A college town the week after commencement is about as lonely as the “banquet hall whose lights are fled and garlands dead,” and Evanston winds seemed to have a lingering wail while the summer stillness bred nostalgia in that June of eighteen ninety-five.
When it had been decided that Maynard would remain in Chicago, Mother and I had given up our miniature suite and settled in a mammoth unattractive room on Orrington Avenue. Miss Jones, the owner of the barn-like structure, was a funny old maid, poor and peculiar. The house was a three-storied, frame affair with lots of windows, heavy folding beds and inadequate heating facilities. The stairway, however, was wide and open and my piano was waltzed up with ease and placed in a bay window on the second floor. The chief attraction of Miss Jones’ hostelry was that it had an equally barren but plastered basement with cooking possibilities, and this she let out to roomers under the guise of “light housekeeping privileges.”
The room we chose was well-lighted and fitted with a summer-cottage type of clumsy wooden table and benches. Fortunately it was clean and cool in summer, and with a nebulous future staring us in the faces, Mama and I had gratefully paid our initiation fee and moved in.
The School of Music in its brief years had established a nice clientele of townspeople who came to recitals and acquainted themselves with the faculty and students. I had come to know many of them through my playing and one whose sister I knew hunted me up to inquire if I would give her piano lessons.
“O, I don’t know enough to teach,” I had replied with naiveté. When I reported this to the Dean, he said, “You go back to her and tell her that you will be glad to teach her.”
“But I don’t know how to teach,
I argued.
“Very well, then I shall show you how,” he said.
She was my first pupil but there were other purchasers of my wares, not many but enough to break me in and I taught and studied through the summer.
Mr. Lutkin was eager to relinquish the teaching of small children and he intimated to me that he would like to turn them over to me in the fall. Because they were children of wealthy and prominent families, he had to use finesse in making the break and his suggestion was that I give seven lessons a month and he give the eighth, a reassurance to parents and to me.
The organ was my nemesis. It tired me frightfully.
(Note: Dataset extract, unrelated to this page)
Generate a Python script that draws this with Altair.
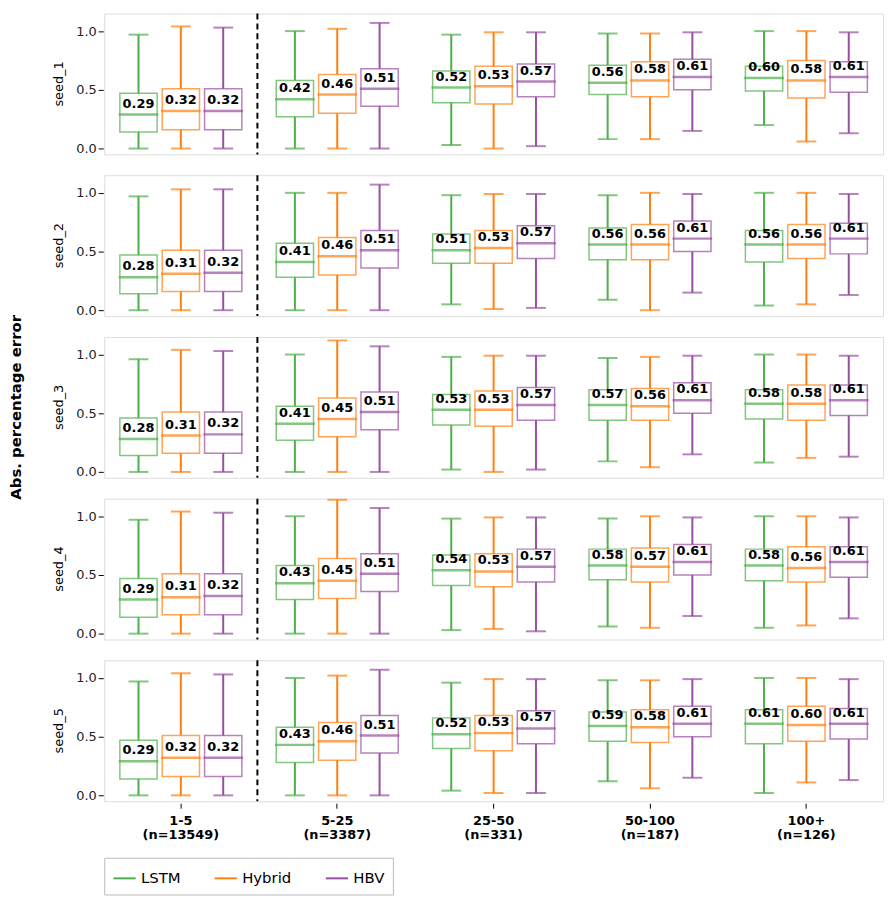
import altair as alt
import pandas as pd

groups = ["1-5|(n=13549)", "5-25|(n=3387)", "25-50|(n=331)", "50-100|(n=187)", "100+|(n=126)"]
models = ["LSTM", "Hybrid", "HBV"]
seeds = ["seed_1", "seed_2", "seed_3", "seed_4", "seed_5"]

# [lo, q1, median, q3, hi] per group, for each seed
lstm = {
    "seed_1": [[0, .14, .29, .47, .97], [0, .27, .42, .58, 1.0], [.03, .39, .52, .66, .97], [.08, .46, .56, .71, .98], [.20, .49, .60, .70, 1.0]],
    "seed_2": [[0, .14, .28, .47, .97], [0, .28, .41, .57, 1.0], [.05, .40, .51, .65, .98], [.09, .43, .56, .70, .98], [.04, .41, .56, .68, 1.0]],
    "seed_3": [[0, .14, .28, .46, .96], [0, .27, .41, .56, 1.0], [.02, .40, .53, .66, .98], [.09, .44, .57, .70, .97], [.08, .45, .58, .70, 1.0]],
    "seed_4": [[0, .14, .29, .47, .97], [0, .29, .43, .58, 1.0], [.03, .41, .54, .67, .98], [.06, .46, .58, .72, .98], [.05, .45, .58, .72, 1.0]],
    "seed_5": [[0, .14, .29, .47, .97], [0, .28, .43, .58, 1.0], [.04, .40, .52, .66, .96], [.12, .46, .59, .71, .98], [.02, .44, .61, .73, 1.0]],
}
hybrid = {
    "seed_1": [[0, .16, .32, .51, 1.04], [0, .30, .46, .63, 1.02], [0, .38, .53, .70, .99], [.08, .44, .58, .74, .98], [.06, .43, .58, .75, 1.0]],
    "seed_2": [[0, .16, .31, .51, 1.03], [0, .30, .46, .62, 1.0], [.01, .40, .53, .68, .99], [0, .43, .56, .73, 1.0], [.05, .44, .56, .73, 1.0]],
    "seed_3": [[0, .16, .31, .51, 1.04], [0, .30, .45, .63, 1.12], [0, .39, .53, .69, .99], [.04, .44, .56, .71, .98], [.12, .44, .58, .74, 1.0]],
    "seed_4": [[0, .16, .31, .51, 1.04], [0, .30, .45, .64, 1.14], [.04, .40, .53, .68, .99], [.05, .44, .57, .73, 1.0], [.07, .44, .56, .74, 1.0]],
    "seed_5": [[0, .16, .32, .51, 1.04], [0, .30, .46, .62, 1.02], [.02, .38, .53, .68, .99], [.06, .45, .58, .73, .98], [.11, .46, .60, .76, 1.0]],
}
hbv = [[0, .16, .32, .51, 1.03], [0, .36, .51, .68, 1.07], [.02, .44, .57, .72, .99], [.15, .50, .61, .76, .99], [.13, .48, .61, .74, .99]]

rows = []
for s in seeds:
    for gi, g in enumerate(groups):
        for m, v in (("LSTM", lstm[s][gi]), ("Hybrid", hybrid[s][gi]), ("HBV", hbv[gi])):
            rows.append(dict(seed=s, group=g, model=m, lo=v[0], q1=v[1], med=v[2], q3=v[3], hi=v[4],
                             lab=f"{v[2]:.2f}"))
df = pd.DataFrame(rows)

colors = ["#4daf4a", "#ff7f0e", "#984ea3"]
color = alt.Color("model:N", sort=models, scale=alt.Scale(domain=models, range=colors),
                  legend=alt.Legend(title=None, orient="bottom", direction="horizontal",
                                    symbolType="stroke", symbolStrokeWidth=2, symbolSize=500,
                                    strokeColor="#bbb", padding=8, labelFontSize=15,
                                    columnPadding=30, offset=16))
x = alt.X("group:N", sort=groups, title=None,
          scale=alt.Scale(paddingInner=0.22, paddingOuter=0.1),
          axis=alt.Axis(labelExpr="split(datum.label,'|')", labelAngle=0, labelFontWeight="bold",
                        labelFontSize=13, labelColor="black", tickColor="black", domain=False,
                        labelPadding=6))
xo = alt.XOffset("model:N", sort=models, scale=alt.Scale(domain=models, paddingInner=0.12))
y = alt.Y("q1:Q", title=None, scale=alt.Scale(domain=[-0.05, 1.15], nice=False),
          axis=alt.Axis(values=[0, 0.5, 1.0], format=".1f", grid=False, labelFontSize=13,
                        labelColor="#222", tickColor="black", domain=False))

base = alt.Chart()
box = base.mark_bar(fill="white", fillOpacity=1, strokeWidth=1.5, strokeOpacity=0.7).encode(
    x=x, xOffset=xo, y=y, y2="q3:Q", stroke=color)
wlo = base.mark_rule(strokeWidth=2).encode(x=x, xOffset=xo, y="lo:Q", y2="q1:Q", color=color)
whi = base.mark_rule(strokeWidth=2).encode(x=x, xOffset=xo, y="q3:Q", y2="hi:Q", color=color)
caplo = base.mark_tick(size=20, thickness=2).encode(x=x, xOffset=xo, y="lo:Q", color=color)
caphi = base.mark_tick(size=20, thickness=2).encode(x=x, xOffset=xo, y="hi:Q", color=color)
med = base.mark_tick(size=40, thickness=2.5).encode(x=x, xOffset=xo, y="med:Q", color=color)
txt = base.mark_text(dy=-11, fontWeight="bold", fontSize=13, color="black").encode(
    x=x, xOffset=xo, y="med:Q", text="lab:N")
sep = base.mark_rule(strokeDash=[6, 4], strokeWidth=2, color="black", xOffset=-19).transform_filter(
    (alt.datum.group == groups[1]) & (alt.datum.model == "LSTM")).encode(
    x=alt.X("group:N", sort=groups, bandPosition=0), y=alt.value(0), y2=alt.value(142))

chart = alt.layer(box, wlo, whi, caplo, caphi, med, txt, sep, data=df).properties(
    width=785, height=142).facet(
    row=alt.Row("seed:N", sort=seeds, title="Abs. percentage error",
                header=alt.Header(labelAngle=-90, labelOrient="left", labelFontSize=13,
                                  labelPadding=4, titleOrient="left", titleFontSize=15,
                                  titleFontWeight="bold", titleAngle=-90, titlePadding=4))
).properties(spacing=17).configure_view(stroke="#000000", strokeWidth=1.2, strokeOpacity=1).configure(
    font="DejaVu Sans", padding=0)

chart.save("out.html", embed_options={"renderer": "svg", "actions": False})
The church was south and we were north so that I was weary whenever I arrived to practice. Choir practice was held in Chicago and registering on the organ was done with but a few minutes’ practice, giving me a feeling of haste and insecurity. I hung on merely because the Dean wished me to.
In late July a letter announcing that Lilly was ill arrived and we packed Mother off on the train, forgetting everything else because it was impossible to interpret Ben’s message as merely one of anxiety.
We set about our activities as usual, but sitting on our shoulders was the shadow of fear as we waited for Mother. The word when it finally came was far from reassuring. Lilly had peritonitis and we were told to be ready to leave at any moment. For me, having short notice meant that I should have to prepare for a substitute for Sunday services and I hesitated to notify the Music Committee even as I made tentative plans to leave. The message arrived Saturday morning and there was no mistaking its seriousness. It said, “Come at once. Lilly worse.”
We were panicky for a while but we pulled ourselves together. Mayne secured the transportation and at night we boarded the train for St. Louis. The weather was sticky but physical discomfort seemed too trivial to notice. We feared we were facing a life shorn of a dearly beloved one and the spiritual bankruptcy which was bound to follow.
The journey ended at twilight. Ben was at the train and the inevitable “She is gone” seemed like a fantastic and impossible thing. Death had touched us closely for the first time.
I shall never forget that terrible summer drenched in grief – the unnatural white face and folded hands that had so equably kept forever moving in active tasks; the crying children incessantly saying “Where little Momma has gone?” The funeral services conducted by a strange minister; the sounds of earth falling on the lowered casket; Mary and Mama in black with veils over their faces, and I looking in apathy at my swollen face and the folds of black enveloping me.
The postman’s whistle, hitherto a harbinger of joy, became a thing of dread for there were endless letters and tears enough to bring desperation.
At the last Lilly had said, “Start the little boys right for me, Mommy” and closed her eyes. From that moment her words meant one thing to mother. Talks and conferences followed daily, ending with a decision to break up the home and move everything to Chicago. The children were confided to Mother’s care in the hope that ultimately we might all be reunited somewhere in a new life.
On a warm September day, when leaves were blowing and trees looked sere and brown, in a big house on Ridge Avenue in Evanston, we unpacked the varied belongings of two households and set about making two bereft children forget that they had suffered an irreparable loss.